Lake Superior has two varieties of Lake Trout: the red fin and the sissowet. The Red Fins are the eaters, the others are very oily and don't have much table fare. Those Sissowets get huge and they spawn as deep as 6oo feet. I marked a Sissowet trout once at 160 feet over 450 feet of water that rose up and chased our baits for about 1/8 mile before hitting and being boated. Its weighed in at 25 pounds. Its not unusual to take Red Fin at 125 feet while trolling, but most will come between the surface and 60 feet of trolling depth. A tactic we'll use while trolling and marking suspended fish is to run the balls down below the level of the fish and as soon as we re-mark the fish we'll pop the engine into neutral and pop the lines out of the clips letting the spoons flutter to the surface on loose lines, passing the fish on the spoons trip to the top. Many times those idle fish will be seen rising up and chasing the spoons but inevitably will get lost because they leave the cone angle of the transducer. When the line is retrieved is when the fish are felt hanging on the spoons.
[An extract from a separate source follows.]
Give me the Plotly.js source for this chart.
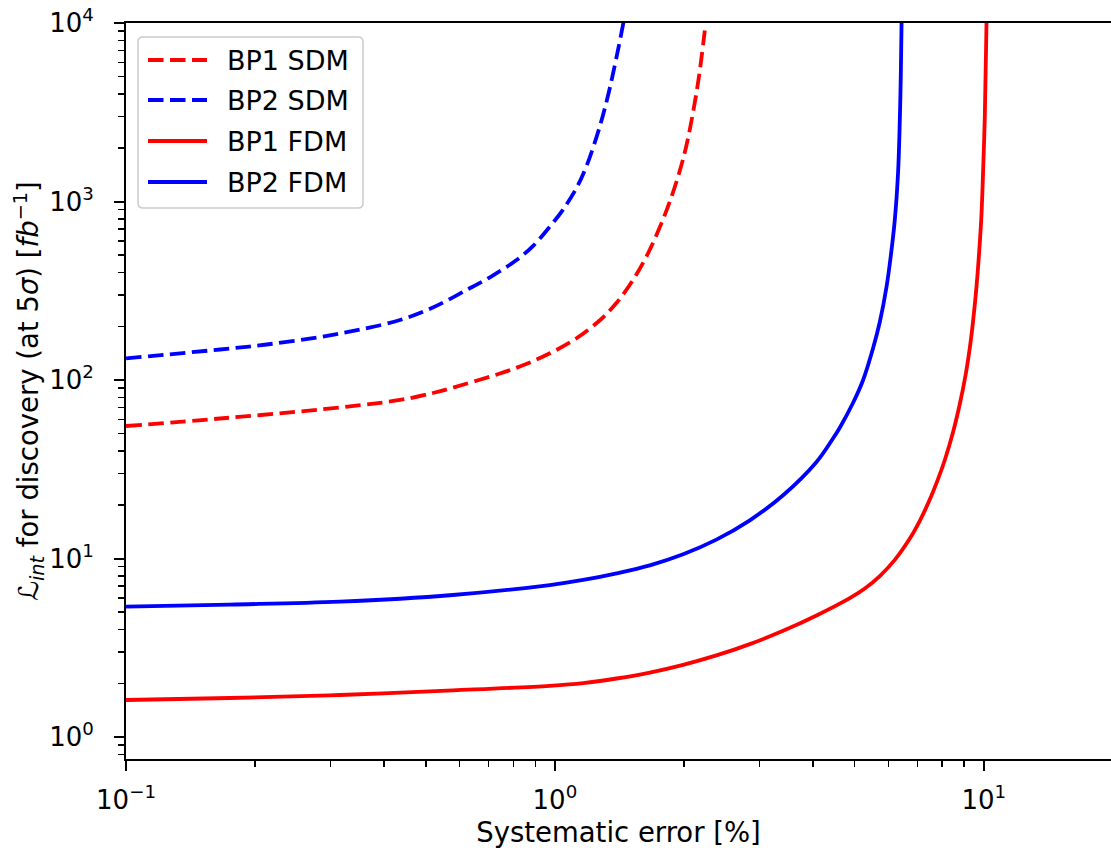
<!DOCTYPE html>
<html><head><meta charset="utf-8">
<script src="https://cdn.plot.ly/plotly-3.0.1.min.js"></script>
<style>html,body{margin:0;padding:0;background:#fff;}#chart{width:1111px;height:848px;}</style>
</head><body><div id="chart"></div>
<script>
// ---- data ----
const seriesNames = ["BP1 SDM", "BP2 SDM", "BP1 FDM", "BP2 FDM"];
const seriesColors = ["#ff0000", "#0000ff", "#ff0000", "#0000ff"];
const seriesDashed = [true, true, false, false];

const bp1SdmX = [0.1, 0.1656, 0.2833, 0.4353, 0.5195, 0.569, 0.7444, 0.8514, 0.9734, 1.1133, 1.2734, 1.3926, 1.5199, 1.6358, 1.7571, 1.8538, 1.9561, 2.0276, 2.0973, 2.1659, 2.2368];
const bp1SdmY = [55.24, 60.85, 68.34, 77.27, 84.56, 89.62, 108.7, 122.1, 141.1, 169.0, 216.1, 270.7, 361.9, 493.3, 719.7, 1000, 1492, 2073, 3112, 4951, 9078];

const bp2SdmX = [0.1, 0.1656, 0.2128, 0.2833, 0.3511, 0.4353, 0.5195, 0.6226, 0.7118, 0.8141, 0.8887, 0.9734, 1.0439, 1.1234, 1.1855, 1.251, 1.2961, 1.3435, 1.3926, 1.4428, 1.4623];
const bp2SdmY = [132.3, 148.2, 158.1, 174.1, 191.6, 216.8, 254.8, 319.4, 381.1, 470.1, 562.5, 723.5, 898.6, 1192, 1583, 2301, 3072, 4340, 6458, 9886, 11995];

const bp1FdmX = [0.1, 0.1747, 0.3155, 0.578, 0.973, 1.164, 1.393, 1.665, 1.991, 2.38, 2.848, 3.405, 4.074, 4.871, 5.28, 5.723, 6.202, 6.723, 7.093, 7.483, 7.814, 8.113, 8.481, 8.793, 9.079, 9.277, 9.443, 9.616, 9.752, 9.877, 9.963, 10.054, 10.102, 10.146, 10.178];
const bp1FdmY = [1.612, 1.654, 1.719, 1.824, 1.934, 2.002, 2.127, 2.297, 2.538, 2.865, 3.315, 3.936, 4.799, 6.001, 6.79, 7.97, 9.82, 12.93, 16.26, 21.38, 27.67, 35.63, 51.13, 73.38, 108.1, 151.1, 214.1, 331.9, 514.5, 840.5, 1463, 2936, 5453, 9746, 25000];

const bp2FdmX = [0.1, 0.1747, 0.3155, 0.578, 0.973, 1.164, 1.393, 1.665, 1.991, 2.38, 2.848, 3.405, 4.074, 4.446, 4.616, 4.958, 5.232, 5.521, 5.723, 5.932, 6.07, 6.202, 6.313, 6.372, 6.406, 6.431, 6.451];
const bp2FdmY = [5.37, 5.52, 5.73, 6.245, 7.10, 7.58, 8.26, 9.16, 10.56, 12.76, 16.37, 22.60, 34.72, 46.83, 54.05, 74.54, 100, 151.1, 211.3, 331.9, 495.2, 787.8, 1463, 2861, 5113, 9746, 20000];

const xTickVals = [0.1, 1, 10];
const xTickText = ["10<sup>\u22121</sup>", "10<sup>0</sup>", "10<sup>1</sup>"];
const yTickVals = [1, 10, 100, 1000, 10000];
const yTickText = ["10<sup>0</sup>", "10<sup>1</sup>", "10<sup>2</sup>", "10<sup>3</sup>", "10<sup>4</sup>"];

const xTitle = "Systematic error [%]";
const yTitle = "<i>\u2112</i><sub><i>int</i></sub> for discovery (at 5<i>\u03c3</i>) [<i>fb</i><sup>\u22121</sup>]";

// ---- build ----
const FONT = "DejaVu Sans";
const DASH = "15.5px,6.5px";
const LW = 3.8;
const xs = [bp1SdmX, bp2SdmX, bp1FdmX, bp2FdmX];
const ys = [bp1SdmY, bp2SdmY, bp1FdmY, bp2FdmY];

const traces = seriesNames.map((n, i) => ({
  type: "scatter", mode: "lines", name: n,
  x: xs[i], y: ys[i], showlegend: false,
  line: {color: seriesColors[i], width: LW, dash: seriesDashed[i] ? DASH : "solid", shape: "spline", smoothing: 1}
}));

function minorVals(lo, hi) {
  const out = [];
  for (let k = -2; k <= 4; k++) for (let m = 2; m <= 9; m++) {
    const v = m * Math.pow(10, k);
    if (v >= lo && v <= hi) out.push(v);
  }
  return out;
}

// plot area in px
const W = 1111, H = 848, L = 126, R = 0, T = 23, B = 89;
const pw = W - L - R, ph = H - T - B;
const px2x = p => (p - L) / pw;
const py2y = p => (H - B - p) / ph;

// manual legend (matplotlib style)
const bx0 = px2x(138), bx1 = px2x(363), by0 = py2y(208), by1 = py2y(37);
const rx = 5 / pw, ry = 5 / ph;
const boxPath = `M ${bx0+rx},${by1} L ${bx1-rx},${by1} Q ${bx1},${by1} ${bx1},${by1-ry} L ${bx1},${by0+ry} Q ${bx1},${by0} ${bx1-rx},${by0} L ${bx0+rx},${by0} Q ${bx0},${by0} ${bx0},${by0+ry} L ${bx0},${by1-ry} Q ${bx0},${by1} ${bx0+rx},${by1} Z`;
const rowsPx = [60, 100, 141, 182];
const shapes = [{type: "path", xref: "paper", yref: "paper", path: boxPath,
  fillcolor: "rgba(255,255,255,0.85)", line: {color: "#cccccc", width: 1.5}, layer: "above"}];
const annotations = [];
seriesNames.forEach((n, i) => {
  const yy = py2y(rowsPx[i]);
  shapes.push({type: "line", xref: "paper", yref: "paper", x0: px2x(148), x1: px2x(207), y0: yy, y1: yy,
    line: {color: seriesColors[i], width: LW, dash: seriesDashed[i] ? DASH : "solid"}, layer: "above"});
  annotations.push({xref: "paper", yref: "paper", x: px2x(225), y: yy, xanchor: "left", yanchor: "middle",
    text: n, showarrow: false, font: {family: FONT, size: 27, color: "#000"}});
});

const layout = {
  width: W, height: H,
  margin: {l: L, r: R, t: T, b: B, pad: 0},
  paper_bgcolor: "#fff", plot_bgcolor: "#fff",
  font: {family: FONT, color: "#000"},
  showlegend: false,
  xaxis: {
    type: "log", range: [-1, Math.log10(19.8)], showgrid: false, zeroline: false,
    showline: true, linecolor: "#000", linewidth: 2, mirror: true,
    ticks: "outside", ticklen: 10, tickwidth: 2, tickcolor: "#000",
    tickmode: "array", tickvals: xTickVals, ticktext: xTickText, ticklabelstandoff: 7,
    tickfont: {family: FONT, size: 26, color: "#000"},
    minor: {tickmode: "array", tickvals: minorVals(0.1, 19.8), ticks: "outside", ticklen: 6, tickwidth: 1.5, tickcolor: "#000", showgrid: false},
    title: {text: xTitle, font: {family: FONT, size: 27.5, color: "#000"}, standoff: 12},
    automargin: false
  },
  yaxis: {
    type: "log", range: [Math.log10(0.753), 4], showgrid: false, zeroline: false,
    showline: true, linecolor: "#000", linewidth: 2, mirror: false,
    ticks: "outside", ticklen: 10, tickwidth: 2, tickcolor: "#000",
    tickmode: "array", tickvals: yTickVals, ticktext: yTickText, ticklabelstandoff: 15,
    tickfont: {family: FONT, size: 26, color: "#000"},
    minor: {tickmode: "array", tickvals: minorVals(0.753, 10000), ticks: "outside", ticklen: 6, tickwidth: 1.5, tickcolor: "#000", showgrid: false},
    title: {text: yTitle, font: {family: FONT, size: 27.5, color: "#000"}, standoff: 0},
    automargin: false
  },
  shapes: shapes,
  annotations: annotations
};

Plotly.newPlot("chart", traces, layout, {displayModeBar: false, staticPlot: true});
</script>
</body></html>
Crazy successful tactic.
We'll also use heavy banana head jigs tied with bucktail [Do-ItsJYS-1055l, 1-1/2 ounce and 2 ounce] with 90 pound test stinger wires cast in the heads and tipped with 1/0 trebles and sporting a dead smelt to vertically jig suspended Lakers if they are relating to some underwater feature like a sharp break or a hump. Jigging down to 125 feet is common. Its aggressive jigging and a lot of work but at times, such as mid-summer, is a better way to get fish than trolling.
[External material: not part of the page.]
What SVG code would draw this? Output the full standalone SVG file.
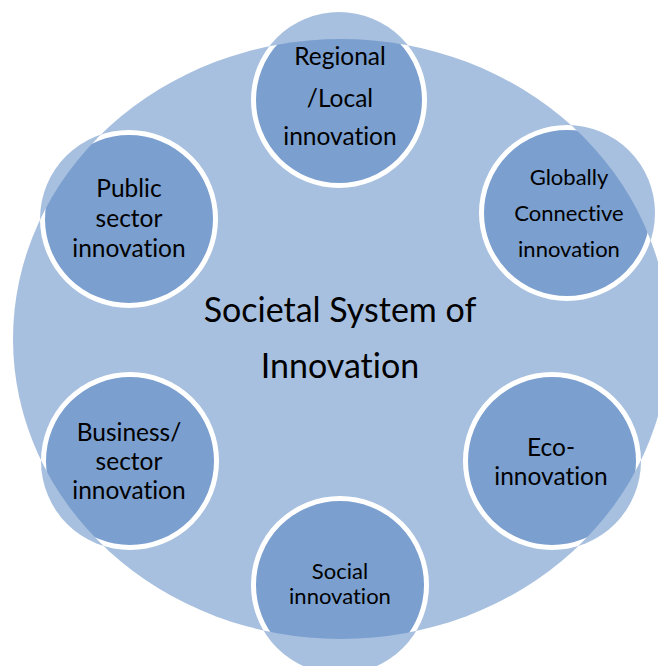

Deep water is a Lake Trout's comfort zone. Any structure or bottom anomaly that attracts bait will attract Lakers if it is near enough for a comfortable horizontal shift from the deeper water. The breakwater I fish from has fishable Trout water anywhere from 25 feet to around 90 within an easy cast. The structure around the breakwater attracts tons of bait so the trout found there are feeding, not idle or resting which they prefer to do in much deeper water. Regardless of the water's depth, the higher a Trout is found the more I consider it a feeding and aggressive fish. Both fish pictured came from about 90 feet at the edge of the bottom structure directly under a slick that must have stalled affording relatively calm water: on either edge of that slick one could feel the undertow at work on the retrieve with little or no resistance felt on the lure's retrieve where the fish came from. I love slicks because they can hold so much food for baitfish and hence the predators. All of the positive factors that play into catching the Lake Trout just happened in front of me within a long cast. Twice.